Obama’s farewell speech contains enough reflective materials, statements and arguments to spend hours of learning, no matter where you are in the political spectrum.
There are dozens of paragraphs that have made me think. Here is one the epitomizes the philosophy of activism that we embrace in our Viral Change™ programmes, our true social movements in the organization:
If something needs fixing, lace up your shoes and do some organizing. If you’re disappointed by your elected officials, grab a clipboard, get some signatures, and run for office yourself. Show up. Dive in. Persevere. Sometimes you’ll win. Sometimes you’ll lose. Presuming a reservoir of goodness in others can be a risk, and there will be times when the process disappoints you. But for those of us fortunate enough to have been a part of this work, to see it up close, let me tell you, it can energize and inspire. And more often than not, your faith in America – and in Americans – will be confirmed.
Translation: get involved, act. After all, the word activism contains the word act.
It is the right time in the world for employee activism. But I must qualify the term, since it is used in multiple ways, not all logic.
Recently, employee activism has meant employees acting as brand advocates in the outside world. This is how it is portrayed in a rather grandiose way in the report ‘Employee Activism: The Next Frontier of Employee Engagement’, by the agency Weber Shandwick. I think this is a simplistic appropriation of the word ‘activism’ making employee engagement un-stuck, more up and coming, renewed, promising and at its next development.
My concept of employee activism is this: employees engaged, taking charge of grey areas, working in peer-to-peer networks, driving bottom up activities, close to self management in many cases, and, yes, doing, intervening, fixing, building and changing whatever needs to be. And, by the way, none of this in a job description. These are true activists in pay roll. Exclude the following: whinging, voicing problems with no intention of driving solutions, and (over) analysing without action. Act 1, voicing nil.

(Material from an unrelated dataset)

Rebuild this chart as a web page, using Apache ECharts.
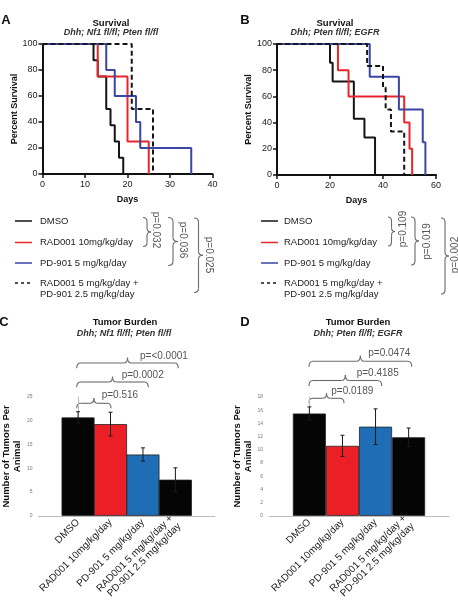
<!DOCTYPE html>
<html>
<head>
<meta charset="utf-8">
<script src="https://cdn.jsdelivr.net/npm/echarts@6/dist/echarts.min.js"></script>
<style>
html, body { margin: 0; padding: 0; background: #fff; }
#fig { width: 458px; height: 604px; }
</style>
</head>
<body>
<div id="fig"></div>
<script>
// treatment groups
const treatments = ['DMSO', 'RAD001 10mg/kg/day', 'PD-901 5 mg/kg/day', 'RAD001 5 mg/kg/day +\nPD-901 2.5 mg/kg/day'];

// A : Dhh; Nf1 fl/fl; Pten fl/fl  (days, percent survival)
const daysA_dmso = [0, 12, 13, 15, 16, 17, 18, 19];
const survA_dmso = [100, 87.5, 75, 50, 37.5, 25, 12.5, 0];
const daysA_rad = [0, 13, 20, 25];
const survA_rad = [100, 75, 25, 0];
const daysA_pd = [0, 15, 17, 22, 23, 35];
const survA_pd = [100, 80, 60, 40, 20, 0];
const daysA_combo = [0, 21, 26];
const survA_combo = [100, 50, 0];

// B : Dhh; Pten fl/fl; EGFR
const daysB_dmso = [0, 20, 21, 29, 33, 37];
const survB_dmso = [100, 85.7, 71.4, 42.9, 28.6, 0];
const daysB_rad = [0, 23, 27, 48, 50, 51];
const survB_rad = [100, 80, 60, 40, 20, 0];
const daysB_pd = [0, 35, 46, 55, 56];
const survB_pd = [100, 75, 50, 25, 0];
const daysB_combo = [0, 34, 40, 41, 43, 48];
const survB_combo = [100, 83.3, 66.7, 50, 33.3, 0];

// C / D : tumor burden, mean and error
const tumorsC = [20.7, 19.3, 12.9, 7.6];
const errC = [1.2, 2.5, 1.4, 2.5];
const tumorsD = [15.5, 10.6, 13.5, 11.9];
const errD = [1.0, 1.6, 2.7, 1.4];

// p values
const pLegendA = ['p=0.032', 'p=0.036', 'p=0.025'];
const pLegendB = ['p=0.109', 'p=0.019', 'p=0.002'];
const pBarC = ['p=0.516', 'p=0.0002', 'p=<0.0001'];
const pBarD = ['p=0.0189', 'p=0.4185', 'p=0.0474'];

const FONT = '"Liberation Sans", Arial, Helvetica, sans-serif';
const lineColors = ['#151515', '#e8262b', '#3b45a3', '#151515'];
const lineTypes = ['solid', 'solid', 'solid', [5, 3]];
const barColors = ['#050505', '#ec1f26', '#1f6db5', '#050505'];

const pairs = (d, s) => d.map((v, i) => [v, s[i]]);
const survA = [pairs(daysA_dmso, survA_dmso), pairs(daysA_rad, survA_rad), pairs(daysA_pd, survA_pd), pairs(daysA_combo, survA_combo)];
const survB = [pairs(daysB_dmso, survB_dmso), pairs(daysB_rad, survB_rad), pairs(daysB_pd, survB_pd), pairs(daysB_combo, survB_combo)];

function survX(grid, max, interval) {
    return {
        gridIndex: grid, type: 'value', min: 0, max: max, interval: interval,
        name: 'Days', nameLocation: 'middle', nameGap: 21,
        nameTextStyle: {fontFamily: FONT, fontWeight: 'bold', fontSize: 9, color: '#111'},
        axisLine: {lineStyle: {color: '#111', width: 2}},
        axisTick: {length: 4, lineStyle: {color: '#111', width: 1.5}},
        axisLabel: {fontFamily: FONT, fontSize: 9, color: '#222', margin: 6},
        splitLine: {show: false}
    };
}
function survY(grid) {
    return {
        gridIndex: grid, type: 'value', min: 0, max: 100, interval: 20,
        name: 'Percent Survival', nameLocation: 'middle', nameGap: 17,
        nameTextStyle: {fontFamily: FONT, fontWeight: 'bold', fontSize: 9, color: '#111'},
        axisLine: {show: true, lineStyle: {color: '#111', width: 2}},
        axisTick: {show: true, length: 4, lineStyle: {color: '#111', width: 1.5}},
        axisLabel: {fontFamily: FONT, fontSize: 9, color: '#222', margin: 5},
        splitLine: {show: false}
    };
}
function barX(grid) {
    return {
        gridIndex: grid, type: 'value', min: -1.22, max: 4.22,
        axisLine: {lineStyle: {color: '#bdbdbd', width: 1}},
        axisTick: {show: false},
        axisLabel: {
            customValues: [0, 1, 2, 3], formatter: v => treatments[v],
            rotate: 45, fontFamily: FONT, fontSize: 10, color: '#222', margin: 5, lineHeight: 11
        },
        splitLine: {show: false}
    };
}
function barY(grid, max, interval) {
    return {
        gridIndex: grid, type: 'value', min: 0, max: max, interval: interval,
        name: 'Number of Tumors Per\nAnimal', nameLocation: 'middle', nameGap: 10,
        nameTextStyle: {fontFamily: FONT, fontWeight: 'bold', fontSize: 9.5, color: '#111', lineHeight: 11},
        axisLine: {show: true, lineStyle: {color: '#bdbdbd', width: 1}},
        axisTick: {show: false},
        axisLabel: {fontFamily: FONT, fontSize: 5, color: '#777', margin: 6},
        splitLine: {show: false}
    };
}

const series = [];
[survA, survB].forEach((set, g) => {
    set.forEach((d, i) => {
        series.push({
            type: 'line', name: treatments[i], xAxisIndex: g, yAxisIndex: g,
            data: d, step: 'end', symbol: 'none',
            lineStyle: {color: lineColors[i], width: 2, type: lineTypes[i]}
        });
    });
});
[[tumorsC, errC], [tumorsD, errD]].forEach(([m, e], k) => {
    const g = k + 2;
    series.push({
        type: 'bar', xAxisIndex: g, yAxisIndex: g, barWidth: 33,
        data: m.map((v, i) => ({value: [i, v], itemStyle: {color: barColors[i]}})),
        itemStyle: {borderColor: '#222', borderWidth: 0.8}
    });
    series.push({
        type: 'custom', xAxisIndex: g, yAxisIndex: g, z: 5,
        data: m.map((v, i) => [i, v, e[i]]),
        encode: {x: 0, y: 1},
        renderItem: (params, api) => {
            const x = api.value(0), v = api.value(1), s = api.value(2);
            const t = api.coord([x, v + s]), b = api.coord([x, v - s]);
            const st = {stroke: '#1a1a1a', lineWidth: 1};
            return {type: 'group', children: [
                {type: 'line', shape: {x1: t[0], y1: t[1], x2: b[0], y2: b[1]}, style: st},
                {type: 'line', shape: {x1: t[0] - 2, y1: t[1], x2: t[0] + 2, y2: t[1]}, style: st},
                {type: 'line', shape: {x1: b[0] - 2, y1: b[1], x2: b[0] + 2, y2: b[1]}, style: st}
            ]};
        }
    });
});

// annotation helpers
function txt(x, y, text, font, color, align, rot) {
    return {
        type: 'text', x: x, y: y, rotation: rot || 0, silent: true,
        style: {text: text, font: font, fill: color || '#111', align: align || 'center', verticalAlign: 'middle', lineHeight: 11}
    };
}
const braceStyle = {stroke: '#6a6a6a', lineWidth: 1.1, fill: null};
const curve = (x1, y1, cx, cy, x2, y2) => ({type: 'bezierCurve', silent: true, style: braceStyle,
    shape: {x1: x1, y1: y1, cpx1: cx, cpy1: cy, x2: x2, y2: y2}});
const seg = (x1, y1, x2, y2) => ({type: 'line', silent: true, style: braceStyle, shape: {x1: x1, y1: y1, x2: x2, y2: y2}});
function braceUp(x1, x2, yEnd, yTip) {
    const xm = (x1 + x2) / 2, ym = (yEnd + yTip) / 2, r = 4;
    return {type: 'group', children: [
        curve(x1, yEnd, x1, ym, x1 + r, ym), seg(x1 + r, ym, xm - r, ym),
        curve(xm - r, ym, xm, ym, xm, yTip), curve(xm, yTip, xm, ym, xm + r, ym),
        seg(xm + r, ym, x2 - r, ym), curve(x2 - r, ym, x2, ym, x2, yEnd)
    ]};
}
function braceRight(xEnd, xTip, y1, y2) {
    const xm = (xEnd + xTip) / 2, ym = (y1 + y2) / 2, r = 4;
    return {type: 'group', children: [
        curve(xEnd, y1, xm, y1, xm, y1 + r), seg(xm, y1 + r, xm, ym - r),
        curve(xm, ym - r, xm, ym, xTip, ym), curve(xTip, ym, xm, ym, xm, ym + r),
        seg(xm, ym + r, xm, y2 - r), curve(xm, y2 - r, xm, y2, xEnd, y2)
    ]};
}

const graphics = [];
const bold = s => `bold ${s}px ${FONT}`;
const italicBold = s => `italic bold ${s}px ${FONT}`;
const plain = s => `${s}px ${FONT}`;

// panel letters and titles
graphics.push(txt(6, 20, 'A', bold(13)), txt(245, 20, 'B', bold(13)), txt(4, 322, 'C', bold(13)), txt(245, 322, 'D', bold(13)));
graphics.push(txt(111, 23, 'Survival', bold(9.5)), txt(111, 33, 'Dhh; Nf1 fl/fl; Pten fl/fl', italicBold(9), '#333'));
graphics.push(txt(335, 23, 'Survival', bold(9.5)), txt(335, 33, 'Dhh; Pten fl/fl; EGFR', italicBold(9), '#333'));
graphics.push(txt(125, 322, 'Tumor Burden', bold(9.5)), txt(124, 334, 'Dhh; Nf1 fl/fl; Pten fl/fl', italicBold(9), '#333'));
graphics.push(txt(358, 322, 'Tumor Burden', bold(9.5)), txt(358, 334, 'Dhh; Pten fl/fl; EGFR', italicBold(9), '#333'));

// legends under the survival plots
const legendRows = [221, 242.5, 263, 283];
[[15, 40], [261, 284]].forEach(([lx, tx]) => {
    treatments.forEach((name, i) => {
        const y = legendRows[i];
        graphics.push({type: 'line', silent: true, shape: {x1: lx, y1: y, x2: lx + 17, y2: y},
            style: {stroke: lineColors[i], lineWidth: 1.5, lineDash: i === 3 ? [3, 3] : null}});
        const t = txt(tx, y - 5.5, name, plain(9.5), '#222', 'left');
        t.style.verticalAlign = 'top';
        graphics.push(t);
    });
});

// legend braces with p values
const bracesA = [[143, 151, 217.5, 246.5, 155.5, 230], [168, 178, 217.5, 265.5, 183, 240], [194, 203, 218, 292.5, 209, 255]];
bracesA.forEach((b, i) => {
    graphics.push(braceRight(b[0], b[1], b[2], b[3]));
    graphics.push(txt(b[4], b[5], pLegendA[i], plain(10), '#555', 'center', -Math.PI / 2));
});
const bracesB = [[388, 395, 217, 246, 403, 229], [411, 419, 217, 265, 427, 241.5], [441, 449, 218, 294, 455, 255]];
bracesB.forEach((b, i) => {
    graphics.push(braceRight(b[0], b[1], b[2], b[3]));
    graphics.push(txt(b[4], b[5], pLegendB[i], plain(10), '#555', 'center', Math.PI / 2));
});

// comparison braces over the bars
const bracesC = [[76.7, 111, 408.3, 398.3, 101.7, 395.7], [76.7, 148.3, 387.3, 376.7, 121.7, 375.7], [76.7, 178.3, 368.3, 357.7, 140, 356.7]];
bracesC.forEach((b, i) => {
    graphics.push(braceUp(b[0], b[1], b[2], b[3]));
    graphics.push(txt(b[4], b[5], pBarC[i], plain(10), '#555', 'left'));
});
const bracesD = [[309, 344, 403.3, 393.3, 331.3, 391], [309, 381.7, 386, 375, 356.7, 373.3], [309, 411.7, 366.7, 355.7, 368.3, 353.3]];
bracesD.forEach((b, i) => {
    graphics.push(braceUp(b[0], b[1], b[2], b[3]));
    graphics.push(txt(b[4], b[5], pBarD[i], plain(10), '#555', 'left'));
});

const chart = echarts.init(document.getElementById('fig'), null, {renderer: 'canvas'});
chart.setOption({
    animation: false,
    backgroundColor: '#fff',
    grid: [
        {left: 42.5, top: 44, width: 170, height: 130},
        {left: 277, top: 44, width: 159, height: 131},
        {left: 35.7, top: 397, width: 179.3, height: 121.5},
        {left: 269, top: 397, width: 180, height: 121.5}
    ],
    xAxis: [survX(0, 40, 10), survX(1, 60, 20), barX(2), barX(3)],
    yAxis: [survY(0), survY(1), barY(2, 25, 5), barY(3, 18, 2)],
    series: series,
    graphic: graphics
});
</script>
</body>
</html>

It is the ‘grab a clipboard, get some signatures, and run for office yourself’ version in the organization. When this is happening, it is dynamite.
You can’t pay enough for this, fabricate it or train it. It is completely behavioural and, as such, is copied by others and scaled up following Viral Change™ principles.
For me, ‘employee voice’ is decaffeinated engagement. And ‘voice’ is what many employee engagement initiatives seek. Engagement is agency, action, spontaneous pull of colleagues, or it isn’t. ‘Engagement’ is a cultural proxy for action, not emotional expressions in survey.
I believe we have only scratched the surface of true employee activism. We may see an epidemic of bottom up challenges to the top, to management, to purpose, something today unthinkable within the civilized borders of the firm. But we are seeing lots of one unthinkable things around.